Morality aside, there is no reason to assume either doctrine has become more workable in the 21st century than it was in the 20th. A river may serve as an obstacle for infantry, mechanized units, and heavy armor; it might even impede the movement of heavy artillery (though Israel is indeed the only actor utilizing artillery in this particular theater at the moment). But today, from Ukraine to Iran to Pakistan and Afghanistan, the bulk of warfare takes place in the air: Drones, rockets, cruise missiles, and ballistic missiles can easily traverse rivers and proposed buffer zones alike, retaining momentum even as ground operations are minimal or deadlocked.
This should be obvious from Israel’s experience with Iranian missiles alone — fired from thousands of kilometers away — but Hezbollah has also launched rockets hundreds of kilometers into Israeli territory. That means the group can move two, three, or four times beyond the Litani and still strike Israeli communities at will.
Even if such a buffer zone were established, Israel would likely seek to retain “operational freedom” far beyond it, and it is only a matter of time before someone proposes pushing the demarcation line up, even deeper into Lebanon.
So why is Israel insisting on this antiquated plan, openly carrying out mass ethnic cleansing in its service? It is difficult to avoid the conclusion that the causality is, in fact, reversed. Just as in Gaza, where buffer zones serve as a pretext to corral residents of the already crowded enclave into 12 percent of its territory; just as in the West Bank, where “security areas” and “firing zones” have been used to disrupt Palestinian agriculture and push communities off the land, what we are seeing in Lebanon is buffer zones in service of ethnic cleansing, not the other way around.
While the loudly proclaimed endgame of annexation is especially salient for expansionist elements within Netanyahu’s coalition, the “liberal” opposition can’t help but roll over when “national security” is invoked. Some, like opposition leader Yair Lapid, have even promoted the depopulated buffer zone idea as though it were a moderate, halfway measure compared to open-ended expansionist wars.

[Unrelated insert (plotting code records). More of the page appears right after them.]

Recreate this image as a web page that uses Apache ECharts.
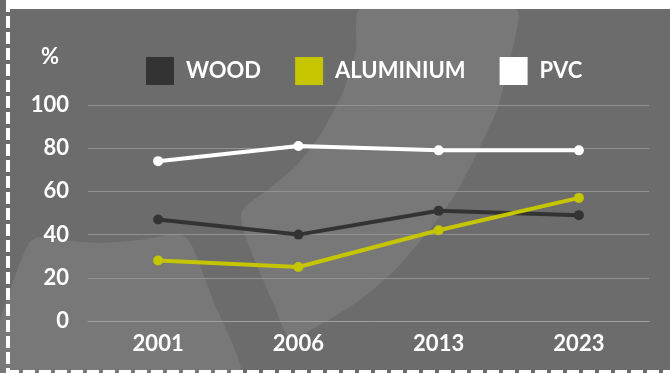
<!DOCTYPE html>
<html>
<head>
<meta charset="utf-8">
<script src="https://cdn.jsdelivr.net/npm/echarts@6/dist/echarts.min.js"></script>
<style>
  html, body { margin: 0; padding: 0; background: #6c6c6c; }
  #chart { width: 670px; height: 373px; }
</style>
</head>
<body>
<div id="chart"></div>
<script>
const years = ['2001', '2006', '2013', '2023']
const wood = [47, 40, 51, 49]
const aluminium = [28, 25, 42, 57]
const pvc = [74, 81, 79, 79]
const yTicks = [0, 20, 40, 60, 80, 100]

const FONT = 'Lato, "Open Sans", sans-serif'

const chart = echarts.init(document.getElementById('chart'))

function line(name, data, color, width) {
  return {
    name,
    type: 'line',
    data,
    symbol: 'circle',
    symbolSize: 10,
    itemStyle: { color },
    lineStyle: { color, width },
    emphasis: { disabled: true },
  }
}

chart.setOption({
  backgroundColor: '#6c6c6c',
  animation: false,
  textStyle: { fontFamily: FONT },
  graphic: [
    // decorative lighter shapes in the background
    {
      type: 'polygon', z: -10, silent: true,
      shape: {
        points: [[360, 9], [356, 50], [343, 92], [322, 132], [296, 166], [265, 192], [248, 204], [241, 214],
          [244, 232], [258, 268], [274, 305], [290, 338], [325, 322], [360, 300], [395, 270], [427, 233],
          [455, 195], [477, 153], [497, 110], [510, 60], [516, 9]],
        smooth: 0.2,
      },
      style: { fill: '#787878' },
    },
    {
      type: 'polygon', z: -10, silent: true,
      shape: {
        points: [[0, 322], [18, 268], [29, 243], [38, 237], [70, 241], [100, 243], [140, 240], [176, 234],
          [186, 237], [193, 248], [215, 305], [240, 373], [0, 373]],
        smooth: 0.15,
      },
      style: { fill: '#787878' },
    },
    { type: 'rect', z: -5, silent: true, shape: { x: 10, y: 0, width: 660, height: 9 }, style: { fill: '#ffffff' } },
    {
      type: 'line', z: 50, silent: true,
      shape: { x1: 8, y1: 0, x2: 8, y2: 373 },
      style: { stroke: '#ffffff', lineWidth: 4, lineDash: [12, 4] },
    },
    {
      type: 'line', z: 50, silent: true,
      shape: { x1: 7, y1: 372, x2: 670, y2: 372 },
      style: { stroke: '#ffffff', lineWidth: 4, lineDash: [12, 4] },
    },
    {
      type: 'text', z: 20, left: 41, top: 46,
      style: { text: '%', fill: '#ffffff', font: 'bold 22px ' + FONT },
    },
  ],
  legend: {
    top: 57,
    left: 146,
    padding: 0,
    itemWidth: 28,
    itemHeight: 28,
    itemGap: 34,
    icon: 'rect',
    selectedMode: false,
    textStyle: { color: '#ffffff', fontSize: 22, fontWeight: 'bold', fontFamily: FONT, padding: [0, 0, 0, 7] },
    data: ['WOOD', 'ALUMINIUM', 'PVC'],
  },
  grid: { left: 88, right: 21, top: 105, bottom: 52 },
  xAxis: {
    type: 'category',
    data: years,
    boundaryGap: true,
    axisLine: { lineStyle: { color: '#a0a0a0', width: 1 } },
    axisTick: { show: false },
    axisLabel: { color: '#ffffff', fontSize: 22, fontWeight: 'bold', fontFamily: FONT, margin: 12 },
  },
  yAxis: {
    type: 'value',
    min: yTicks[0],
    max: yTicks[yTicks.length - 1],
    interval: 20,
    axisLine: { show: false },
    axisTick: { show: false },
    axisLabel: { color: '#ffffff', fontSize: 22, fontWeight: 'bold', fontFamily: FONT, margin: 19 },
    splitLine: { lineStyle: { color: '#929292', width: 1 } },
  },
  series: [
    line('WOOD', wood, '#333333', 4),
    line('ALUMINIUM', aluminium, '#c6c600', 4),
    line('PVC', pvc, '#ffffff', 4),
  ],
})
</script>
</body>
</html>
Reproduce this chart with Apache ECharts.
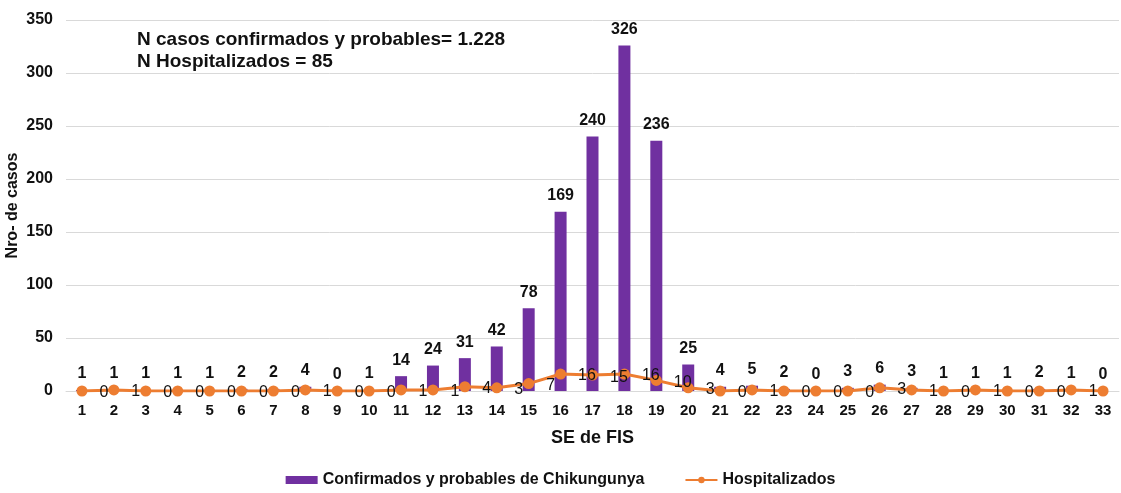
<!DOCTYPE html>
<html>
<head>
<meta charset="utf-8">
<script src="https://cdn.jsdelivr.net/npm/echarts@6/dist/echarts.min.js"></script>
<style>
	html, body { margin: 0; padding: 0; background: #fff; }
	#chart { width: 1121px; height: 493px; }
</style>
</head>
<body>
<div id="chart"></div>
<script>
// semanas epidemiologicas
var semanas = ['1','2','3','4','5','6','7','8','9','10','11','12','13','14','15','16','17','18','19','20','21','22','23','24','25','26','27','28','29','30','31','32','33'];
// confirmados y probables de Chikungunya
var confirmados = [1,1,1,1,1,2,2,4,0,1,14,24,31,42,78,169,240,326,236,25,4,5,2,0,3,6,3,1,1,1,2,1,0];
// hospitalizados
var hospitalizados = [0,1,0,0,0,0,0,1,0,0,1,1,4,3,7,16,15,16,10,3,0,1,0,0,0,3,1,0,1,0,0,1,0];
var yTicks = { min: 0, max: 350, interval: 50 };
var notas = ['N casos confirmados y probables= 1.228', 'N Hospitalizados = 85'];

var fuente = '"Liberation Sans", Arial, sans-serif';

// la ultima etiqueta de hospitalizados no se ve en el original
var hospData = hospitalizados.map(function (v, i) {
	if (i == hospitalizados.length - 1) return { value: v, label: { show: false } };
	return v;
});

var chart = echarts.init(document.getElementById('chart'));
chart.setOption({
	animation: false,
	textStyle: { fontFamily: fuente },
	grid: { left: 66, right: 2, top: 20, bottom: 102, outerBoundsMode: 'none' },
	legend: {
		bottom: 0,
		left: 'center',
		itemGap: 40,
		itemWidth: 32,
		itemHeight: 8,
		textStyle: { fontSize: 16, fontWeight: 'bold', color: '#111' },
		data: [
			{ name: 'Confirmados y probables de Chikungunya', icon: 'rect' },
			{ name: 'Hospitalizados' }
		]
	},
	graphic: [{
		type: 'text',
		left: 137,
		top: 29,
		style: {
			text: notas.join('\n'),
			font: 'bold 19px ' + fuente,
			lineHeight: 22,
			fill: '#111'
		}
	}],
	xAxis: {
		type: 'category',
		data: semanas,
		name: 'SE de FIS',
		nameLocation: 'middle',
		nameGap: 38,
		nameMoveOverlap: false,
		nameTextStyle: { fontSize: 18, fontWeight: 'bold', color: '#111' },
		axisTick: { show: false },
		axisLine: { lineStyle: { color: '#d9d9d9' } },
		axisLabel: { fontSize: 15, fontWeight: 'bold', color: '#111', margin: 12, interval: 0 }
	},
	yAxis: {
		type: 'value',
		min: yTicks.min,
		max: yTicks.max,
		interval: yTicks.interval,
		name: 'Nro- de casos',
		nameLocation: 'middle',
		nameGap: 45,
		nameMoveOverlap: false,
		nameTextStyle: { fontSize: 16, fontWeight: 'bold', color: '#111' },
		axisLabel: { fontSize: 16, fontWeight: 'bold', color: '#111', margin: 13 },
		splitLine: { lineStyle: { color: '#d9d9d9' } }
	},
	series: [{
		name: 'Confirmados y probables de Chikungunya',
		type: 'bar',
		data: confirmados,
		barWidth: 12,
		itemStyle: { color: '#7030A0' },
		label: {
			show: true,
			position: 'top',
			distance: 8,
			fontSize: 16,
			fontWeight: 'bold',
			color: '#111'
		}
	}, {
		name: 'Hospitalizados',
		type: 'line',
		data: hospData,
		symbol: 'circle',
		symbolSize: 11,
		itemStyle: { color: '#ED7D31' },
		lineStyle: { color: '#ED7D31', width: 3 },
		label: {
			show: true,
			position: 'right',
			distance: 12,
			offset: [0, 2],
			fontSize: 16,
			color: '#111'
		},
		z: 3
	}]
});
</script>
</body>
</html>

As elsewhere, the Israeli right is more than willing to let moderates meet it halfway — then halfway again, and again — until the distinction between them all but disappears.
And there is another, deeper reason for the decades-long refusal to pursue a serious, equitable peace agreement with Lebanon. For Netanyahu and many other Israelis, diplomacy and compromise devalue any achievement that could have been secured by force alone, because they suggest that further compromises might follow. In Israel, there is a near-intoxication with hegemonic power, a belief that the sacrifices and losses incurred in pursuing objectives through force are preferable to the uneasy uncertainty that comes as a result of treating other regional actors as equals.
Finally, there is a more immediate incentive for continuing attacks in Lebanon. Whether through oversight or design, the American regime initially failed to include Lebanon in the initial terms of its ceasefire with Iran (contradicting Netanyahu’s own framing of Lebanon as Iran’s forward operating base). This left Netanyahu with a wide opening to collapse the American–Iran ceasefire before it can solidify into meaningful negotiations, and, more critically, before the American regime begins drawing down forces from the Gulf.
This opening remains even as a ceasefire is announced also in Lebanon; Ceasefires are fragile, especially when one or more of the parties are compelled by external actors, and especially when it’s unclear if Hezbollah is meant to be a party to the negotiations — however indirect — or a target. Netanyahu wants the war to resume; he wants America to invade; and he wants state collapse in Iran. He appears to believe he is within reach of that outcome. If the American regime withdraws now, amid midterm pressures at home and a precarious political moment in Israel, he knows such an opportunity may not come again in his lifetime.